2. paul/downward api: env substitution

  • create ad-hoc env var like strings, e.g. k8s_pod_name that would get sub'd by system in objects.
  • allow people to create env vars that refer to fields of k8s objects w/o query api from inside their container; in some cases enables query api from their container (e.g. pass obj names, namespaces); e.g. sidecar containers need this for pulling things from api server.
  • another proposal similar: instead of env var like names, have JSON-path-like syntax for referring to object field names; e.g. $.metadata.name to refer to name of current object, maybe have some syntax for referring to related objects like node that a pod is on. advantage of JSON path-like syntax is that it's less ad hoc. disadvantage is that you can only refer to things that are fields of objects.
  • for both, if you populate env vars then you have drawback that fields only set when container is created. but least degree of coupling -- off the shelf containers, containers don't need to know how to talk to k8s API. keeps the k8s concepts in the control plane.
  • we were converging on JSON path like approach. but need prototype or at least deeper proposal to demo.
  • paul: one variant is for env vars in addition to value field have different sources which is where you would plug in e.g. syntax you use to describe a field of an object; another source would be a source that described info about the host. have partial prototype. clean separation between what's in image vs. control plane. could use source idea for volume plugin.
  • use case: provide info for sidecar container to contact API server.
  • use case: pass down unique identifiers or things like using UID as unique identifier.
  • clayton: for rocket or gce metadata service being available for every pod for more sophisticated things; most containers want to find endpoint of service.
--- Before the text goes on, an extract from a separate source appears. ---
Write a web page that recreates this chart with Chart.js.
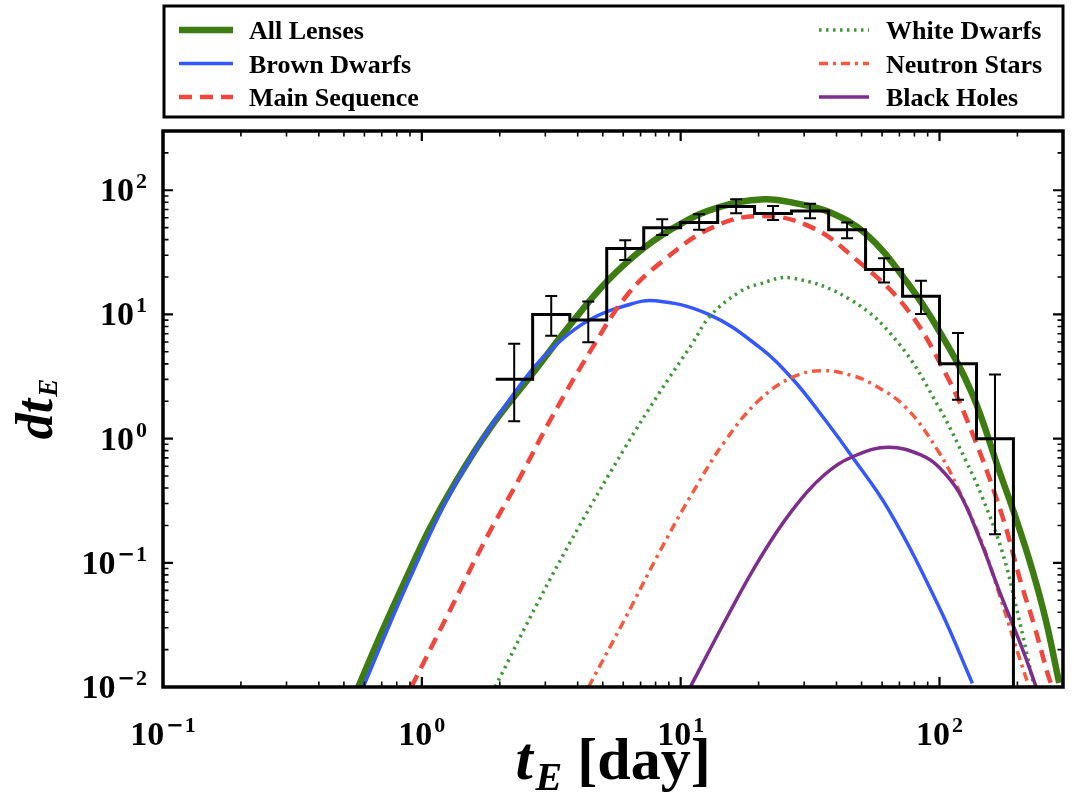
<!DOCTYPE html>
<html>
<head>
<meta charset="utf-8">
<title>Einstein crossing time distribution</title>
<script src="https://cdn.jsdelivr.net/npm/chart.js@4.4.1/dist/chart.umd.min.js"></script>
<style>
  html, body { margin: 0; padding: 0; background: #fff; }
  #wrap { position: relative; width: 1074px; height: 793px; }
</style>
</head>
<body>
<div id="wrap"><canvas id="ChartTE"></canvas></div>
<script>
(function () {
  "use strict";

  // Observed histogram: bin edges [day], counts and error bar ends
  const histEdges  = [1.93, 2.68, 3.73, 5.18, 7.2, 10, 13.9, 19.3, 26.8, 37.3, 51.8, 72, 100, 139, 193];
  const histCounts = [3, 10, 9, 34, 50, 55, 74, 65, 68, 48, 23, 14, 4, 1];
  const errHigh    = [5.81, 14.1, 12.7, 39.6, 58.5, 64.1, 84.7, 74.8, 78.0, 54.9, 28.4, 18.7, 7.09, 3.28];
  const errLow     = [1.38, 6.74, 5.96, 27.4, 43.7, 48.0, 65.3, 57.7, 59.6, 41.1, 18.1, 10.1, 2.06, 0.17];

  // Model curves (t_E in days, rate)
  const allT = [0.568, 0.697, 0.863, 1.069, 1.324, 1.808, 2.677, 3.754, 5.22, 7.255, 10.0, 13.9, 20.95, 28.6, 37.4, 51.96, 74.2, 99.6, 133.6, 169.9, 197.2, 228.6, 257.5, 290];
  const allY = [0.01, 0.0271, 0.0723, 0.186, 0.417, 1.162, 3.34, 8.32, 18.66, 34.6, 53.6, 72.5, 84.7, 77.6, 66.9, 44.5, 18.66, 7.39, 2.31, 0.554, 0.229, 0.087, 0.0345, 0.0108];

  const bdT = [0.594, 0.892, 1.372, 2.47, 3.37, 4.45, 6.11, 7.98, 12.83, 20.03, 26.96, 36.3, 45.4, 63.8, 99.6, 134];
  const bdY = [0.01, 0.0723, 0.46, 2.93, 5.92, 9.06, 11.75, 12.89, 10.0, 5.5, 3.05, 1.398, 0.741, 0.264, 0.0441, 0.0107];

  const msT = [0.911, 1.266, 1.756, 2.398, 3.178, 4.538, 6.181, 8.446, 13.22, 20.63, 32.2, 47.4, 74.0, 105.7, 133.6, 174.5, 206.7, 232.1, 260.6, 272.4];
  const msY = [0.01, 0.039, 0.1517, 0.4896, 1.486, 5.3, 14.14, 26.5, 50.05, 62.1, 50.05, 27.9, 11.38, 3.32, 1.12, 0.241, 0.0684, 0.0315, 0.0132, 0.01];

  const wdT = [1.92, 2.823, 4.031, 6.11, 8.222, 11.06, 13.03, 16.77, 20.03, 26.96, 46.0, 69.7, 99.6, 126.3, 146.4, 175, 197.2, 218.1, 232.1];
  const wdY = [0.01, 0.049, 0.1929, 0.853, 2.292, 5.78, 9.76, 15.03, 17.55, 19.62, 12.89, 5.81, 1.778, 0.667, 0.336, 0.1215, 0.0455, 0.018, 0.01];

  const nsT = [4.406, 6.11, 8.222, 11.06, 14.89, 20.03, 26.96, 35.2, 46.0, 54.95, 74.0, 99.6, 119, 146.4, 169.9, 185.7, 203, 221.9];
  const nsY = [0.01, 0.0358, 0.1186, 0.36, 0.9654, 2.024, 3.115, 3.527, 3.216, 2.757, 1.788, 0.773, 0.3826, 0.1426, 0.0565, 0.0315, 0.0175, 0.01];

  const bhT = [10.9, 14.89, 20.03, 26.96, 36.3, 47.4, 63.8, 85.8, 99.6, 119, 142.2, 169.9, 197.2, 215.6, 236.2];
  const bhY = [0.01, 0.0345, 0.1047, 0.2642, 0.5212, 0.7313, 0.853, 0.7313, 0.589, 0.3687, 0.1603, 0.0601, 0.0276, 0.01707, 0.01];

  // Axis ticks (decade exponents)
  const xTickExp = [-1, 0, 1, 2];
  const yTickExp = [-2, -1, 0, 1, 2];

  // Colors
  const c_all = '#3d7c10';
  const c_bd  = '#3358ff';
  const c_ms  = '#f0463c';
  const c_wd  = '#3a9930';
  const c_ns  = '#f65a3d';
  const c_bh  = '#7d2d8c';

  const pts = (xs, ys) => xs.map((v, i) => ({ x: v, y: ys[i] }));

  const histPts = [];
  histCounts.forEach((c, i) => {
    histPts.push({ x: histEdges[i], y: c }, { x: histEdges[i + 1], y: c });
  });
  histPts.push({ x: histEdges[histEdges.length - 1], y: 0.01 });

  const curve = (label, xs, ys, color, width, dash, order) => ({
    label: label,
    data: pts(xs, ys),
    borderColor: color,
    borderWidth: width,
    borderDash: dash,
    borderCapStyle: 'butt',
    tension: 0.4,
    pointRadius: 0,
    fill: false,
    clip: 0,
    order: order
  });

  const baseFont  = 'bold 34px "Liberation Serif"';
  const supFont   = 'bold 22px "Liberation Serif"';
  const minusFont = 'bold 21px "DejaVu Sans"';

  function drawPow(ctx, exp, x, baseY, align) {
    const supTxt = String(Math.abs(exp));
    ctx.font = baseFont;
    const wb = ctx.measureText('10').width;
    ctx.font = minusFont;
    const wm = exp < 0 ? ctx.measureText('\u2212').width + 1 : 0;
    ctx.font = supFont;
    const ws = ctx.measureText(supTxt).width;
    const gap = 2;
    const total = wb + gap + wm + ws;
    const left = align === 'right' ? x - total : x - total / 2;
    ctx.textAlign = 'left';
    ctx.textBaseline = 'alphabetic';
    ctx.font = baseFont;
    ctx.fillText('10', left, baseY);
    let sx = left + wb + gap;
    if (exp < 0) {
      ctx.font = minusFont;
      ctx.fillText('\u2212', sx, baseY - 13);
      sx += wm;
    }
    ctx.font = supFont;
    ctx.fillText(supTxt, sx, baseY - 13);
  }

  function logTicks(min, max) {
    const major = [], minor = [];
    for (let e = Math.floor(Math.log10(min)); e <= Math.ceil(Math.log10(max)); e++) {
      const d = Math.pow(10, e);
      if (d >= min && d <= max) major.push(d);
      for (let m = 2; m < 10; m++) {
        const v = m * d;
        if (v > min && v < max) minor.push(v);
      }
    }
    return { major, minor };
  }

  // Error bars on the histogram
  const errorBars = {
    id: 'errorBars',
    afterDatasetsDraw(chart) {
      const { ctx, scales: { x, y } } = chart;
      ctx.save();
      ctx.strokeStyle = '#000';
      ctx.lineWidth = 2;
      histCounts.forEach((c, i) => {
        const px = x.getPixelForValue(Math.sqrt(histEdges[i] * histEdges[i + 1]));
        const top = y.getPixelForValue(errHigh[i]);
        const bot = y.getPixelForValue(errLow[i]);
        ctx.beginPath();
        ctx.moveTo(px, top); ctx.lineTo(px, bot);
        ctx.moveTo(px - 6, top); ctx.lineTo(px + 6, top);
        ctx.moveTo(px - 6, bot); ctx.lineTo(px + 6, bot);
        ctx.stroke();
      });
      ctx.restore();
    }
  };

  // Frame, inward ticks, tick labels and axis titles
  const frameAxes = {
    id: 'frameAxes',
    afterDraw(chart) {
      const { ctx, chartArea: a, scales: { x, y } } = chart;
      ctx.save();
      ctx.strokeStyle = '#000';
      ctx.fillStyle = '#000';

      const xt = logTicks(x.min, x.max);
      const yt = logTicks(y.min, y.max);
      const drawTicks = (vals, len, w) => {
        ctx.lineWidth = w;
        ctx.beginPath();
        vals.x.forEach(v => {
          const p = x.getPixelForValue(v);
          ctx.moveTo(p, a.bottom); ctx.lineTo(p, a.bottom - len);
          ctx.moveTo(p, a.top); ctx.lineTo(p, a.top + len);
        });
        vals.y.forEach(v => {
          const p = y.getPixelForValue(v);
          ctx.moveTo(a.left, p); ctx.lineTo(a.left + len, p);
          ctx.moveTo(a.right, p); ctx.lineTo(a.right - len, p);
        });
        ctx.stroke();
      };
      drawTicks({ x: xt.major, y: yt.major }, 10, 2.2);
      drawTicks({ x: xt.minor, y: yt.minor }, 5.5, 1.6);

      ctx.lineWidth = 3.5;
      ctx.strokeRect(a.left, a.top, a.right - a.left, a.bottom - a.top);

      xTickExp.forEach(e => drawPow(ctx, e, x.getPixelForValue(Math.pow(10, e)), a.bottom + 58, 'center'));
      yTickExp.forEach(e => drawPow(ctx, e, a.left - 16, y.getPixelForValue(Math.pow(10, e)) + 11, 'right'));

      // x title: t_E [day]
      ctx.textBaseline = 'alphabetic';
      ctx.textAlign = 'left';
      const tF = 'bold italic 62px "Liberation Serif"';
      const eF = 'bold italic 40px "Liberation Serif"';
      const dF = 'bold 60px "Liberation Serif"';
      ctx.font = tF; const wt = ctx.measureText('t').width + 3;
      ctx.font = eF; const we = ctx.measureText('E').width;
      ctx.font = dF; const wd = ctx.measureText(' [day]').width;
      let sx = (a.left + a.right) / 2 - (wt + we + wd) / 2;
      const by = 779;
      ctx.font = tF; ctx.fillText('t', sx, by); sx += wt;
      ctx.font = eF; ctx.fillText('E', sx, by + 11); sx += we;
      ctx.font = dF; ctx.fillText(' [day]', sx, by);

      // y title: dt_E
      const yF = 'bold italic 52px "Liberation Serif"';
      const ysF = 'bold italic 27px "Liberation Serif"';
      ctx.font = yF; const wdt = ctx.measureText('dt').width + 2;
      ctx.font = ysF; const wyE = ctx.measureText('E').width;
      ctx.translate(52, (a.top + a.bottom) / 2 + (wdt + wyE) / 2);
      ctx.rotate(-Math.PI / 2);
      ctx.font = yF; ctx.fillText('dt', 0, 0);
      ctx.font = ysF; ctx.fillText('E', wdt, 5);
      ctx.restore();
    }
  };

  // Legend in its own box above the axes
  const boxLegend = {
    id: 'boxLegend',
    afterDraw(chart) {
      const { ctx } = chart;
      const items = chart.data.datasets.filter(d => d.label);
      const rows = [30, 63.5, 97];
      ctx.save();
      ctx.strokeStyle = '#000';
      ctx.lineWidth = 3;
      ctx.strokeRect(164, 6, 899, 111);
      ctx.font = 'bold 26px "Liberation Serif"';
      ctx.fillStyle = '#000';
      ctx.textAlign = 'left';
      ctx.textBaseline = 'alphabetic';
      items.forEach((d, i) => {
        const col = i < 3 ? 0 : 1;
        const yy = rows[i % 3];
        const x0 = col === 0 ? 179 : 819;
        const x1 = col === 0 ? 233 : 869;
        const tx = col === 0 ? 249 : 886;
        ctx.save();
        ctx.strokeStyle = d.borderColor;
        ctx.lineWidth = d.borderWidth;
        ctx.lineCap = 'butt';
        ctx.setLineDash(d.borderDash || []);
        ctx.beginPath();
        ctx.moveTo(x0, yy); ctx.lineTo(x1, yy);
        ctx.stroke();
        ctx.restore();
        ctx.fillText(d.label, tx, yy + 9);
      });
      ctx.restore();
    }
  };

  const chart_te = document.getElementById('ChartTE');
  if (chart_te != null) {
    const ctx = chart_te.getContext('2d');
    const TeChart = new Chart(ctx, {
      type: 'line',
      data: {
        datasets: [
          curve('All Lenses',    allT, allY, c_all, 6.5, [],             6),
          curve('Brown Dwarfs',  bdT,  bdY,  c_bd,  3.5, [],             5),
          curve('Main Sequence', msT,  msY,  c_ms,  4.5, [13, 8],        4),
          curve('White Dwarfs',  wdT,  wdY,  c_wd,  3.5, [2.5, 4.5],     3),
          curve('Neutron Stars', nsT,  nsY,  c_ns,  3.5, [9, 5, 3, 5],   2),
          curve('Black Holes',   bhT,  bhY,  c_bh,  3.5, [],             1),
          {
            data: histPts,
            borderColor: '#000',
            borderWidth: 3,
            borderJoinStyle: 'miter',
            tension: 0,
            pointRadius: 0,
            fill: false,
            clip: 0,
            order: 0
          }
        ]
      },
      options: {
        responsive: true,
        maintainAspectRatio: false,
        animation: false,
        events: [],
        layout: {
          padding: { left: 163, right: 11, top: 131, bottom: 106 }
        },
        scales: {
          x: { type: 'logarithmic', min: 0.1, max: 300, display: false },
          y: { type: 'logarithmic', min: 0.01, max: 300, display: false }
        },
        plugins: {
          legend: { display: false },
          tooltip: { enabled: false }
        }
      },
      plugins: [errorBars, frameAxes, boxLegend]
    });
  }
})();
</script>
</body>
</html>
3. preconditions/dependencies

  • when you create pods that talk to services, the service env vars only get populated if you create the objs in the right order. if you use dns it's less of a problem but some apps are fragile. may crash if svc they depend on is not there, may take a long time to restart. proposal to have preconds that block starting pods until objs they depend on exist.
  • infer automatically if we ask people to declare which env vars they wanted, or have dep mech at pod or rc or obj level to say this obj doesn't become active until this other thing exists.
  • can use event hook? only app owner knows their dependency or when service is ready to serve.
  • one proposal is to use pre-start hook. another is precondition probe - pre-start hook could do a probe. does anything respond when i hit this svc address or ip, then probe fails. could be implemented in pre-start hook. more useful than post-start. is part of rkt spec. has stages 0, 1, 2. hard to do in docker today, easy in rocket.
  • pre-start hook in container: how will affect readiness probe since the container might have a lock until some arbitrary condition is met if you implement with prestart hook. there has to be some compensation on when kubelet runs readiness/liveness probes if you have a hook. Systemd has timeouts around the stages of process lifecycle.
  • if we go to black box model of container pre-start makes sense; if container spec becomes more descriptive of process model like systemd, then does kubelet need to know more about process model to do the right thing.
  • ideally msg from inside the container to say i've done all of my pre-start actions. sdnotify for systemd does this. you tell systemd that you're done, it will communicate to other deps that you're alive.
  • but... someone could just implement preconds inside their container. makes it easier to adapt an app w/o having to change their image. alternative is just have a pattern how they do it themselves but we don't do it for them.